To complicate matters, OSU wants to do anything but lose the series opener. That would mean the Buckeyes would have to win three straight to still claim the conference crown and the right to host next week's Big Ten tournament.
But the Gophers will be sending the Big Ten's best pitcher to the mound in Glen Perkins. On the year, he is 7-2 with a 2.98 ERA in 12 starts. He has been particular tough in conference play, posting a 6-0 mark with a 2.02 ERA.
"We are playing at Minnesota and, in the first game, we'll be against one of the best pitchers in the country," Todd said. "He has not lost a Big Ten game yet in his career. This will be a tremendous test for us."
With Lewis out much of the year, Todd and the Buckeyes turned to senior Josh Newman to open each Big Ten series. Newman (7-5, 3.67 ERA) will again be out there Friday night for the series opener.
"Our backs are up against the wall," Newman said. "It has been important that we've gotten Scott Lewis healthy as we've been coming down the stretch. I think our starting pitching staff is good enough to match up against anybody.
"We've been talking in the locker room. We have played so many games at Minnesota the last couple years that it's like our second home."
Catcher Derek Kinnear said the Buckeyes are excited to face this challenge.
"We know we will have to score some runs to give Josh a chance to win that first game," he said. "It seems like every year it's us and Minnesota as the two best teams in the Big Ten. It's usually two good teams feeding off each other."
Outfielder Mike Rabin said each team should be up for this series.
"Everyone knows that if you win the Big Ten regular season title, you get a ring," he said. "At the beginning of the year, it's our goal to win the Big Ten regular season championship. Last year, we had to have a sweep. That's tough to do. This year, we only need to take three out of four. That's a little more feasible."
Each team will come in off a midweek nonconference loss. Minnesota fell to Northern Iowa 14-4 Tuesday, while OSU wrapped the home schedule -- at least for the regular season -- with a 7-2 loss to Cleveland State Wednesday.
But the Buckeyes will try and ride the hot bat of outfielder Steve Caravati, who earned Big Ten player of the week honors after batting .786 (11-for-14) in last weekend's series with Northwestern. He leads the Buckeyes in batting average (.390), hits (76), home runs (nine) and RBI (45).

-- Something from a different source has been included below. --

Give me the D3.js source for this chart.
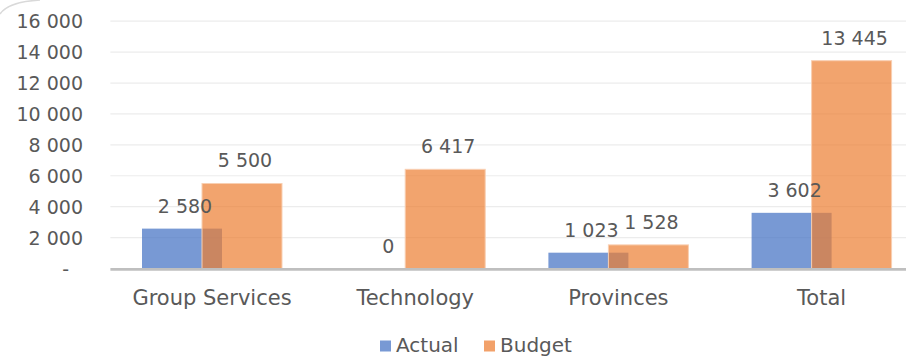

If OSU can win at least three of the four games, the Buckeyes would claim their 15th Big Ten regular season title and first since 2001.
The teams will play a single game Friday at 7:35 p.m. (EDT) before playing a doubleheader Saturday at 3:05 p.m. The series finale will be Sunday at 2:05 p.m. WOSU-AM (820) will broadcast all four games and Fox Sports Net North will televise the series opener.